Home / SECSNMMI Newsletter Articles / What Does A TAG Do?


Our profession is filled with many acronyms: TJC, NRC, CMS, CNMT, and now TAG.  Each of these means something very specific.  One may be a regulatory agency, another a classification, and yet another is a title dedicated to the Nuclear Medicine Technologist (NMT). TAG stands for Technologist Advocacy Group. But what does it mean to be a TAG and what does a TAG do?  Let’s take a look.

The Technologist Advocacy Group (TAG) consists of dedicated NMT members, at least one in each state, who is involved at their local level. Their primary responsibility is to be aware and identify any changes in their state laws/regulations concerning the practice of Nuclear Medicine. They should also be prepared to field questions submitted by the technologists in their state regarding the laws governing the practice of Nuclear Medicine. At the national level, the TAG may be informed of any issue, in their state, by either the SNMMI Health Policy and Regulatory Affairs (HPRA) staff or the SNMMI –TS Advocacy Committee. This article will provide the TAG with several tools they may employ to stay abreast of any proposed legislative changes to the field of Nuclear Medicine and the means with which they may disseminate this information.

Although these duties are the backbone structure of the TAGs, what information should the TAG representatives know about their own state?
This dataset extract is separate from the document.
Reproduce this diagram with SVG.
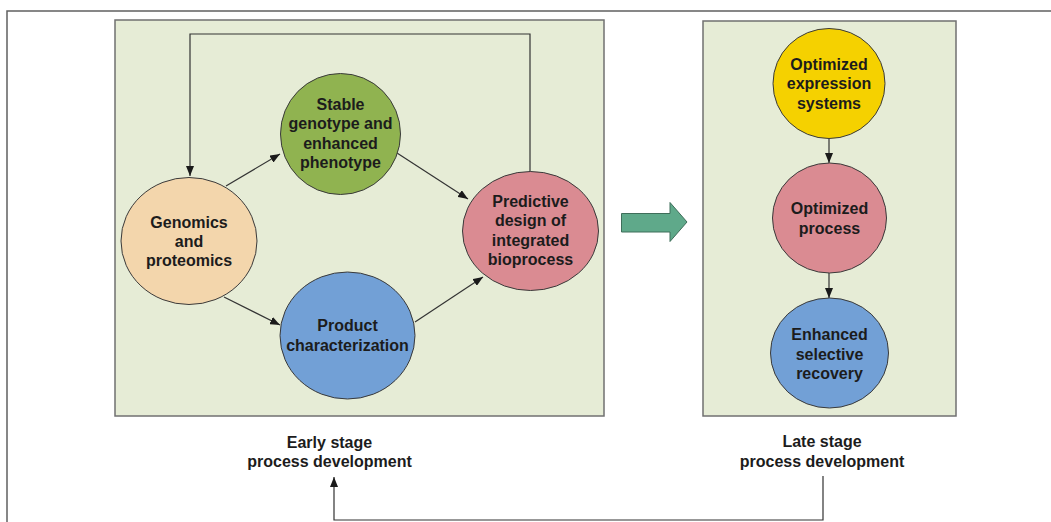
<svg xmlns="http://www.w3.org/2000/svg" width="1051" height="522" viewBox="0 0 1051 522">
<defs>
<style>
.panel{fill:#e6ecd6;stroke:#707070;stroke-width:1.5}
.node{stroke:#3a3a3a;stroke-width:1}
.t{font-family:"Liberation Sans",Arial,sans-serif;font-weight:bold;font-size:16px;fill:#1c1c1c;text-anchor:middle}
.c{fill:none;stroke:#333;stroke-width:1.2}
</style>
<marker id="ah" markerUnits="userSpaceOnUse" markerWidth="10" markerHeight="8" refX="10" refY="4" orient="auto">
<path d="M0,0 L10,4 L0,8 z" fill="#1a1a1a"/>
</marker>
</defs>
<rect width="1051" height="522" fill="#ffffff"/>
<g id="frame">
<path d="M7,522 V11 H1051" fill="none" stroke="#606060" stroke-width="1.5"/>
</g>
<g id="panels">
<rect class="panel" x="115" y="20" width="489" height="396"/>
<rect class="panel" x="703" y="21" width="253" height="395"/>
</g>
<g id="connectors">
<path class="c" d="M530,172 V34 H190 V176" marker-end="url(#ah)"/>
<path class="c" d="M226,186 L280,154" marker-end="url(#ah)"/>
<path class="c" d="M397,153 L468,199" marker-end="url(#ah)"/>
<path class="c" d="M224,297 L280,325" marker-end="url(#ah)"/>
<path class="c" d="M415,322 L483,277" marker-end="url(#ah)"/>
<path class="c" d="M829,138.5 V163" marker-end="url(#ah)"/>
<path class="c" d="M829,273 V298" marker-end="url(#ah)"/>
<path class="c" d="M823,476 V520 H334 V477" marker-end="url(#ah)"/>
</g>
<g id="big-arrow">
<path d="M621.5,213.5 H670 V202.5 L687,222 L670,241.5 V232 H621.5 Z" fill="#5fa98a" stroke="#3f6e5a" stroke-width="1"/>
</g>
<g id="node-genomics">
<ellipse class="node" cx="189" cy="241" rx="68" ry="63.5" fill="#f3d6ac"/>
<text class="t" x="189" y="227.5">Genomics</text>
<text class="t" x="189" y="246.5">and</text>
<text class="t" x="189" y="265.5">proteomics</text>
</g>
<g id="node-stable">
<ellipse class="node" cx="340.5" cy="134" rx="60" ry="60.5" fill="#90b350"/>
<text class="t" x="340.5" y="109.5">Stable</text>
<text class="t" x="340.5" y="129">genotype and</text>
<text class="t" x="340.5" y="148.5">enhanced</text>
<text class="t" x="340.5" y="167.5">phenotype</text>
</g>
<g id="node-predictive">
<ellipse class="node" cx="530.5" cy="231" rx="68" ry="59.5" fill="#da8b92"/>
<text class="t" x="530.5" y="206.5">Predictive</text>
<text class="t" x="530.5" y="226">design of</text>
<text class="t" x="530.5" y="245.5">integrated</text>
<text class="t" x="530.5" y="265">bioprocess</text>
</g>
<g id="node-product">
<ellipse class="node" cx="347.5" cy="335.5" rx="67.5" ry="63.5" fill="#72a0d6"/>
<text class="t" x="347.5" y="331">Product</text>
<text class="t" x="347.5" y="350.5">characterization</text>
</g>
<g id="node-expression">
<ellipse class="node" cx="829" cy="83.5" rx="56" ry="55" fill="#f5d100"/>
<text class="t" x="829" y="69.5">Optimized</text>
<text class="t" x="829" y="89">expression</text>
<text class="t" x="829" y="108.5">systems</text>
</g>
<g id="node-process">
<ellipse class="node" cx="829.5" cy="218" rx="57" ry="55" fill="#da8b92"/>
<text class="t" x="829.5" y="214">Optimized</text>
<text class="t" x="829.5" y="233.5">process</text>
</g>
<g id="node-recovery">
<ellipse class="node" cx="829.5" cy="353" rx="59" ry="55" fill="#72a0d6"/>
<text class="t" x="829.5" y="340">Enhanced</text>
<text class="t" x="829.5" y="359.5">selective</text>
<text class="t" x="829.5" y="378.5">recovery</text>
</g>
<g id="label-early">
<text class="t" x="329.5" y="447.5">Early stage</text>
<text class="t" x="329.5" y="466.5">process development</text>
</g>
<g id="label-late">
<text class="t" x="822" y="446.5">Late stage</text>
<text class="t" x="822" y="466.5">process development</text>
</g>
</svg>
To begin with, they should be knowledgeable of the following Nuclear Medicine practices in their state:

  • Is it a licensure state?
  • What is the term of the license, and what types of exams are required for licensure.
  • What type of credentialing is required? i.e. CNMT and/or ARRT(N)

In addition, they should know which modalities are licensed by their state, as well as the state’s continuing education requirement and whether a Scope of Practice is in place for nuclear medicine technologists. They are also responsible for having the contact information for the various heads of Committees that oversee our field.  These committees may be the state’s Nuclear Medicine Radiation Control Program/Board, the Conference of Radiation Control Program Directors (CRCPD), or the NRC Representative. Finally, they need to know who holds the leadership positions in their state government’s Assembly/House and Senate.
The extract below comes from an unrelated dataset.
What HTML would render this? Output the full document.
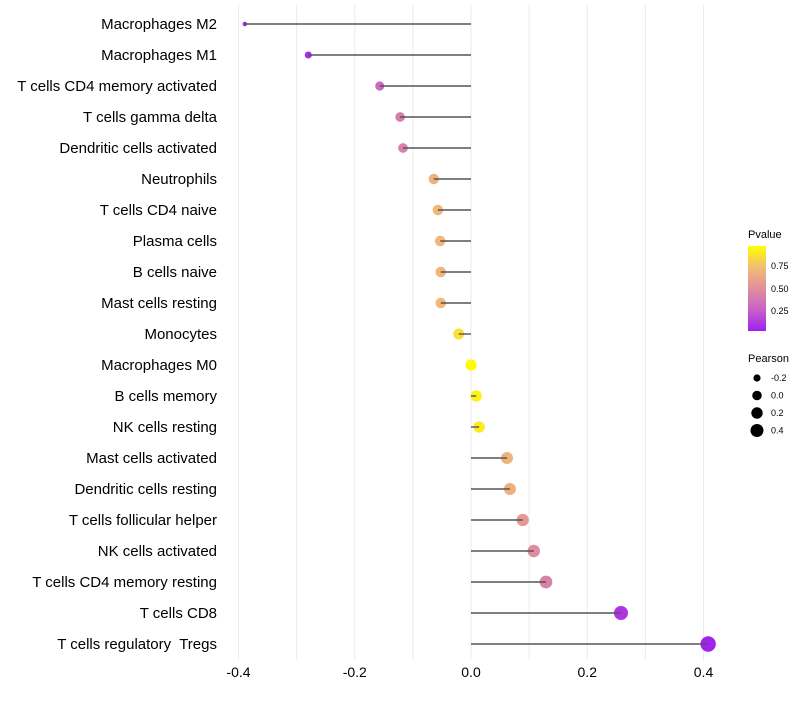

To have this information in hand is to have a well-prepared TAG.  Having this knowledge, is the key to providing our constituent technologists the answers they seek/need.

But how is it that a state TAG may be made aware of any upcoming challenges to an existing law or a proposed new piece of legislation at their state level? The SNMMI has offered an excellent search engine to assist each and every TAG, regardless of which state is represented. This search engine is called LEGISCAN.

LEGISCAN, www.Legiscan.com, is a free service that provides daily updates as to how our laws and regulations are being shaped in Washington, DC, and/or our state capitals. LEGISCAN sends custom alerts based on search criteria created by the TAG representative.  These alerts provide relevant news on state and/or federal legislation, congressional hearings, court opinions, oversight reports, etc.

All the TAG needs to do is to open up the search engine, type in a particular state and LEGISCAN will show any piece of legislation relative to Nuclear Medicine that may be pertinent to that state.

If LEGISCAN shows any Nuclear Medicine activity, the TAG representative should review the proposed legislation to determine how it will impact the nuclear medicine professionals in that state. The TAG representative should then share this same information with the Advocacy Committee, and the SNMMI’s HPRA staff. This is done in order to create a proper response to their technologists.

Once a proper response if formulated with everyone’s input, the TAG would then disseminate this information to their fellow technologists from their state.

The same process is followed if a TAG receives a question from a technologist from their state.

The next tool that will help TAG representatives stay informed is our own TAG E-Community, which provides an opportunity to share questions and topical issues with other members of the TAG Team. Information may be shared by using the email address tag.team@snmmi.org.

Another way to stay current is to communicate with each other.  TAG representatives within the same chapter function as a sub-group within the larger TAG Team Group.  They should stay in regular contact with one another and discuss current events that impact the nuclear medicine profession. Working together, they can then update others at chapter meetings. Contact information for other TAGs can be found at www.snmmi.org/TAGmembers.

Although TAG duties may seem daunting, they are not. The time commitment is minimal. It involves three or four conference calls a year and, when necessary, addressing issues that arise in the TAG member’s state. Any issue that comes to light, is not only addressed by the TAG, it is also given attention by both the Advocacy Committee and the SNMMI HPRA staff. Support is offered every step of the way.

The TAG distinction is one that the technologist should be proud to have. TAG is more than just an acronym; it is a title that denotes involvement, knowledge, a passion for our profession, and a willingness to see that our field stays relevant and ever expanding.